The Shibsibs beat Chock & Bates at Nationals in a surprise upset and they solidified their place above them by winning 4CC. They have been skating well and more importantly, they’ve been connecting well with the audience with their energy and their programs. All I can say at this point is that home ice advantage is a powerful thing, especially when the Next Great American Ice Princess Candidate is failing to deliver at major international competitions and they have no more contenders for gold medals in Boston. Let’s hope they don’t waste this chance.

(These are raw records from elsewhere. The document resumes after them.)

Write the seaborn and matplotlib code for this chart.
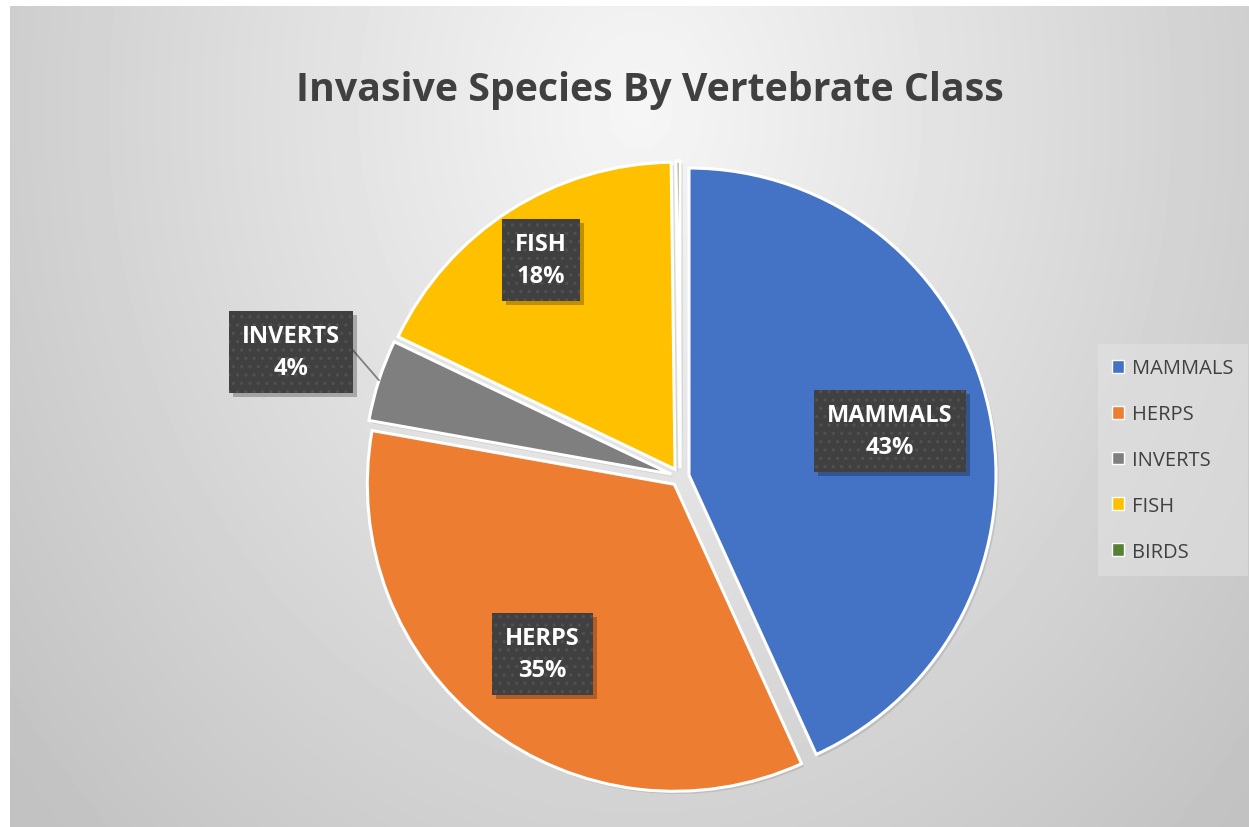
import numpy as np
import matplotlib
matplotlib.use('Agg')
import matplotlib.pyplot as plt
import matplotlib.patheffects as pe
from matplotlib.transforms import Affine2D
import seaborn as sns

sns.set_theme(style='white')
plt.rcParams['font.family'] = ['Open Sans', 'DejaVu Sans']
plt.rcParams['hatch.linewidth'] = 1.2

# data (share of invasive species, %)
categories = ['MAMMALS', 'HERPS', 'INVERTS', 'FISH', 'BIRDS']
shares = [43.2, 34.6, 4.3, 17.7, 0.2]
colours = ['#4472C4', '#ED7D31', '#7F7F7F', '#FFC000', '#548235']
title = 'Invasive Species By Vertebrate Class'

# label distance from centre (fraction of radius); None = no label
label_dist = [0.67, 0.70, 1.30, 0.81, None]


class BoxShadow(pe.AbstractPathEffect):
    """plain drop shadow, without the hatch of the box"""
    def __init__(self, offset=(4, -4), alpha=0.25):
        super().__init__()
        self._off = offset
        self._alpha = alpha

    def draw_path(self, renderer, gc, tpath, affine, rgbFace=None):
        gc0 = renderer.new_gc()
        gc0.copy_properties(gc)
        gc0.set_hatch(None)
        gc0.set_linewidth(0)
        gc0.set_alpha(self._alpha)
        affine0 = affine + Affine2D().translate(*self._off)
        renderer.draw_path(gc0, tpath, affine0, (0, 0, 0))
        gc0.restore()


W, H = 1249, 828
fig = plt.figure(figsize=(W / 100, H / 100), dpi=100, facecolor='white')

# radial grey background of chart area
bg = fig.add_axes([10 / W, 0, 1 - 10 / W, (H - 7) / H])
yy, xx = np.mgrid[0:H - 7, 0:W - 10]
d = np.sqrt(((xx + 10 - 640) / 680.0) ** 2 + ((yy + 7 - 110) / 850.0) ** 2)
shade = 0.965 - 0.17 * np.clip(d, 0, 1.2)
bg.imshow(shade, cmap='gray', vmin=0, vmax=1, aspect='auto', interpolation='bilinear')
bg.axis('off')

fig.text(650 / W, 1 - 90 / H, title, ha='center', va='center', fontsize=28.3,
         fontweight='bold', color='#404040')

# pie
cx, cy, side = 680, 478, 700
ax = fig.add_axes([(cx - side / 2) / W, (H - cy - side / 2) / H, side / W, side / H])
lim = 1.14
wedges, _ = ax.pie(shares, colors=colours, startangle=90, counterclock=False,
                   explode=[0.03] * len(shares),
                   wedgeprops=dict(edgecolor='white', linewidth=2.2))
for w in wedges:
    w.set_path_effects([pe.SimplePatchShadow(offset=(2, -2), alpha=0.12), pe.Normal()])
ax.set_xlim(-lim, lim)
ax.set_ylim(-lim, lim)
ax.set_aspect('equal')
ax.axis('off')

for w, cat, val, dist in zip(wedges, categories, shares, label_dist):
    if dist is None:
        continue
    ang = np.deg2rad((w.theta1 + w.theta2) / 2)
    ox, oy = 0.03 * np.cos(ang), 0.03 * np.sin(ang)
    x, y = ox + dist * np.cos(ang), oy + dist * np.sin(ang)
    t = ax.text(x, y, f'{cat}\n{val:.0f}%', ha='center', va='center', fontsize=17,
                fontweight='bold', linespacing=1.45, color='white', zorder=5,
                bbox=dict(boxstyle='square,pad=0.55', facecolor='#404040',
                          edgecolor='#505050', linewidth=0, hatch='..'))
    t.get_bbox_patch().set_path_effects([BoxShadow(), pe.Normal()])
    if dist > 1:
        # leader line from box to slice edge
        ex, ey = ox + 1.0 * np.cos(ang), oy + 1.0 * np.sin(ang)
        ax.plot([x + 0.18, ex], [y + 0.03, ey], color='#7f7f7f', lw=1.3, zorder=4)

# legend
handles = [plt.Rectangle((0, 0), 1, 1, facecolor=c, edgecolor='white', lw=1) for c in colours]
leg = fig.legend(handles, categories, loc='center left', bbox_to_anchor=(1088 / W, 1 - 461 / H),
                 frameon=True, fontsize=14.5, labelspacing=1.28, handlelength=0.6,
                 handleheight=0.6, handletextpad=0.4, borderpad=0.7, fancybox=False)
leg.get_frame().set_facecolor('#e4e4e4')
leg.get_frame().set_edgecolor('none')
leg.get_frame().set_alpha(0.5)
for txt in leg.get_texts():
    txt.set_color('#404040')

fig.savefig('out.png', dpi=100, facecolor='white')
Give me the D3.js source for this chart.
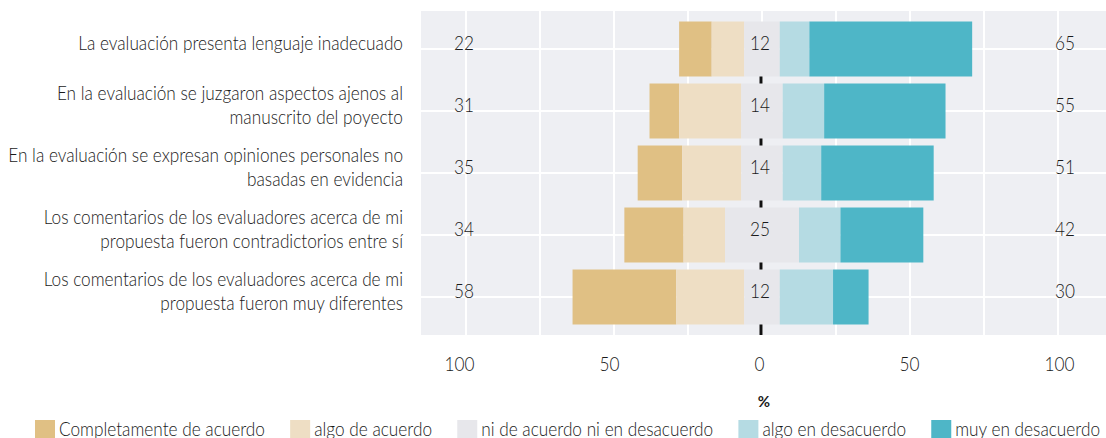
<!DOCTYPE html>
<html>
<head>
<meta charset="utf-8">
<script src="https://cdn.jsdelivr.net/npm/d3@7"></script>
<style>
  body { margin: 0; background: #fff; }
  svg text { font-family: Lato, "Open Sans", sans-serif; font-weight: 300; fill: #1a1a1a; }
</style>
</head>
<body>
<div id="chart"></div>
<script>
// data (percent)
const categories = [
  ["La evaluación presenta lenguaje inadecuado"],
  ["En la evaluación se juzgaron aspectos ajenos al", "manuscrito del poyecto"],
  ["En la evaluación se expresan opiniones personales no", "basadas en evidencia"],
  ["Los comentarios de los evaluadores acerca de mi", "propuesta fueron contradictorios entre sí"],
  ["Los comentarios de los evaluadores acerca de mi", "propuesta fueron muy diferentes"]
];
const levels = ["Completamente de acuerdo", "algo de acuerdo", "ni de acuerdo ni en desacuerdo", "algo en desacuerdo", "muy en desacuerdo"];
const completamenteAcuerdo = [11, 10, 15, 20, 35];
const algoAcuerdo = [11, 21, 20, 14, 23];
const neutral = [12, 14, 14, 25, 12];
const algoDesacuerdo = [10, 14, 13, 14, 18];
const muyDesacuerdo = [55, 41, 38, 28, 12];
const leftTotals = [22, 31, 35, 34, 58];
const rightTotals = [65, 55, 51, 42, 30];
const tickValues = [-100, -50, 0, 50, 100];
const gridValues = [-100, -75, -50, -25, 0, 25, 50, 75, 100];
const colors = ["#e0c084", "#eedec4", "#e7e7eb", "#b5dbe3", "#4eb6c7"];

let width = 1106, height = 438;
let panel = {left: 421, right: 1106, top: 11, bottom: 335};
let fs = 19;

let svg = d3.select("#chart").append("svg")
  .attr("width", width)
  .attr("height", height);

// the original font is a condensed one: squeeze text horizontally around its anchor
let probe = svg.append("text").style("font-size", fs + "px").text(categories[2][0]);
let squeezeF = 395 / probe.node().getComputedTextLength();
probe.remove();
function squeeze(sel, ax) {
  sel.attr("transform", "translate(" + ax + ",0) scale(" + squeezeF + ",1) translate(" + (-ax) + ",0)");
}

let x = d3.scaleLinear().domain([-100, 100]).range([466, 1058]);
// tick labels sit on a slightly wider scale in the original
let xTicks = d3.scaleLinear().domain([-100, 100]).range([459, 1059]);
let y = d3.scaleBand().domain(d3.range(categories.length))
  .range([18, 328]).paddingInner(0.113).paddingOuter(0.0565);

// panel + grid
svg.append("rect")
  .attr("x", panel.left).attr("y", panel.top)
  .attr("width", panel.right - panel.left).attr("height", panel.bottom - panel.top)
  .attr("fill", "#eeeff3");

svg.selectAll(".vgrid").data(gridValues).enter().append("line")
  .attr("class", "vgrid")
  .attr("x1", d => x(d)).attr("x2", d => x(d))
  .attr("y1", panel.top).attr("y2", panel.bottom)
  .attr("stroke", "#fff").attr("stroke-width", 2);

svg.selectAll(".hgrid").data(d3.range(categories.length)).enter().append("line")
  .attr("class", "hgrid")
  .attr("x1", panel.left).attr("x2", panel.right)
  .attr("y1", d => y(d) + y.bandwidth() / 2).attr("y2", d => y(d) + y.bandwidth() / 2)
  .attr("stroke", "#fff").attr("stroke-width", 2);

// center line (behind the bars)
svg.append("line")
  .attr("x1", x(0) - 1).attr("x2", x(0) - 1)
  .attr("y1", y(0) + y.bandwidth() / 2).attr("y2", panel.bottom)
  .attr("stroke", "#111").attr("stroke-width", 3);

// build segments
let series = [completamenteAcuerdo, algoAcuerdo, neutral, algoDesacuerdo, muyDesacuerdo];
let segments = [];
categories.forEach((c, i) => {
  let start = -(leftTotals[i] + neutral[i] / 2);
  series.forEach((s, k) => {
    segments.push({row: i, level: k, x0: start, x1: start + s[i]});
    start += s[i];
  });
});

svg.selectAll(".seg").data(segments).enter().append("rect")
  .attr("class", "seg")
  .attr("x", d => x(d.x0))
  .attr("width", d => x(d.x1) - x(d.x0))
  .attr("y", d => y(d.row))
  .attr("height", y.bandwidth())
  .attr("fill", d => colors[d.level]);

let rowMid = i => y(i) + y.bandwidth() / 2 - 6;

// value labels
function valueLabels(values, px) {
  svg.append("g").selectAll("text").data(values).enter().append("text")
    .attr("x", px).attr("y", (d, i) => rowMid(i))
    .attr("dy", "0.35em").attr("text-anchor", "middle")
    .style("font-size", fs + "px").text(d => d)
    .call(squeeze, px);
}
valueLabels(leftTotals, x(-100) - 2);
valueLabels(neutral, x(0) - 2);
valueLabels(rightTotals, x(100) + 7);

// category labels
let lineH = 24;
let labelX = 403;
let labels = svg.selectAll(".cat").data(categories).enter().append("text")
  .attr("text-anchor", "end")
  .style("font-size", fs + "px")
  .call(squeeze, labelX);
labels.each(function(lines, i) {
  let t = d3.select(this);
  let top = rowMid(i) - (lines.length - 1) * lineH / 2;
  lines.forEach((l, j) => {
    t.append("tspan").attr("x", labelX).attr("y", top + j * lineH).attr("dy", "0.35em").text(l);
  });
});

// x axis
let xAxis = d3.axisBottom(xTicks).tickValues(tickValues).tickSize(0).tickPadding(0)
  .tickFormat(d => Math.abs(d));
let gx = svg.append("g").attr("transform", "translate(0,357)").call(xAxis);
gx.select(".domain").remove();
gx.selectAll("text").style("font-size", fs + "px").attr("dy", "0.71em").attr("fill", "#1a1a1a")
  .style("font-family", null)
  .attr("transform", "scale(" + squeezeF + ",1)");

svg.append("text")
  .attr("x", x(0) + 2).attr("y", 402).attr("dy", "0.35em")
  .attr("text-anchor", "middle")
  .style("font-size", "15px").style("font-weight", "bold")
  .text("%");

// legend
let legend = svg.append("g");
let items = legend.selectAll(".leg").data(levels).enter().append("g");
items.append("rect").attr("width", 20).attr("height", 18).attr("y", 420)
  .attr("fill", (d, i) => colors[i]);
items.append("text").attr("x", 24).attr("y", 436)
  .style("font-size", fs + "px").text(d => d)
  .call(squeeze, 24);
let widths = [];
items.each(function() { widths.push(24 + squeezeF * d3.select(this).select("text").node().getComputedTextLength()); });
let gap = (1100 - 35 - d3.sum(widths)) / (levels.length - 1);
let pos = 35;
items.attr("transform", (d, i) => { let p = pos; pos += widths[i] + gap; return "translate(" + p + ",0)"; });
</script>
</body>
</html>
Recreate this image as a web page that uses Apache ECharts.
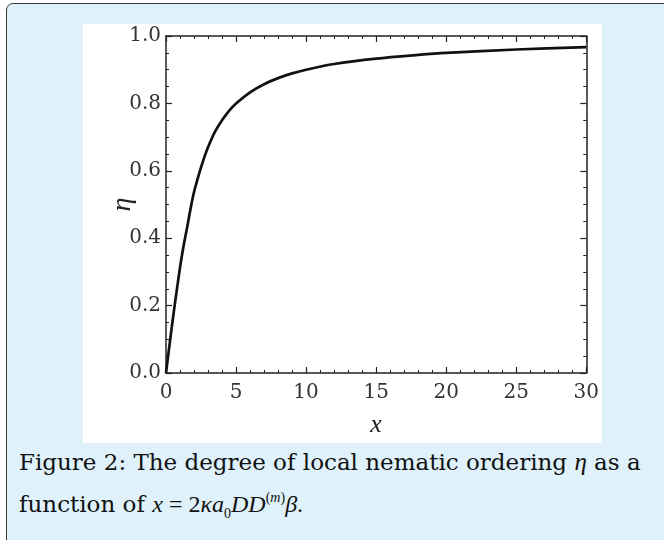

The only teams that have a possibility of standing in their way are European Champions Gabriella Papadakis & Guillaume Cizeron, who scored very well in their FD (which is gorgeous by the way) in their comeback at Euros, and Kaitlyn Weaver & Andrew Poje, who won the GPF though I’m not sure if anyone knows what their FD is about this season.

I admit, I’m cheering very hard for this team  of siblings. Partly because I’ve enjoyed watching them since they came out of the junior ranks and partly because I truly do love the concept of showcasing programs that aren’t about romantic love or sex and that there’s a ton of possibilities out there – it’s just a territory that few teams try to explore because it’s so nebulous and vast.